Inference-Time CFG Sweep
The paper scans classifier-free guidance from 2.5 to 10.0 under the Heun-50 setting. Stronger guidance generally improves WER, but SIM-o peaks at CFG 3.5 and then declines as guidance becomes too strong. The selected operating point is therefore 3.5, because it gives the best balance of SIM-o and UTMOS while retaining competitive WER.
What Is Novel Here?
- Fully waveform-native zero-shot TTS: the model removes the intermediate acoustic representation, pretrained inference-time components, and separate vocoder from the test-time path.
- Training-only scaffolding: REPA, staged noise schedules, and VAPA are used strictly to make direct waveform optimization work better, not to complicate inference.
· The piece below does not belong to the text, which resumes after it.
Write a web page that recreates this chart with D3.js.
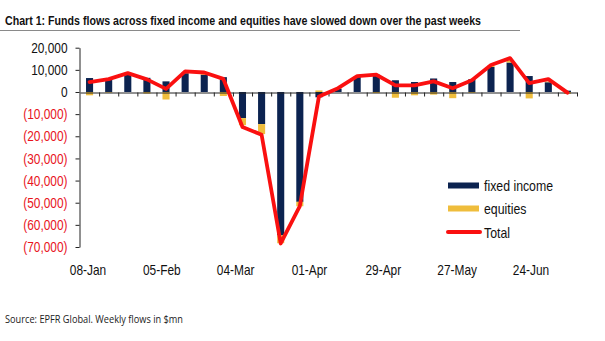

- Velocity-aware perceptual design: the paper explicitly links the time dependence of the flow objective to the scaling of perceptual losses and corrects for the mismatch.
- Practical zero-shot results: the system achieves competitive intelligibility and similarity under a single direct text-to-waveform path.
Limitations
The main limitation stated in the paper is scale: the waveform-native generator uses 983.6M parameters, which is larger than the compared mel-based baselines and therefore increases training and inference cost. The authors suggest compression and distillation as promising future directions.
Conclusion
BareWave demonstrates that direct waveform generation for zero-shot TTS is not only feasible but competitive when the training recipe is carefully designed. The combination of training-time representation alignment, staged timestep sampling, and velocity-aware perceptual alignment gives the model the missing prior, better optimization dynamics, and a perceptual refinement mechanism that is consistent with the flow-matching objective. The result is a single waveform-native inference path with no intermediate acoustic representation or separate vocoder, supporting waveform-native flow-matching TTS as a practical direction.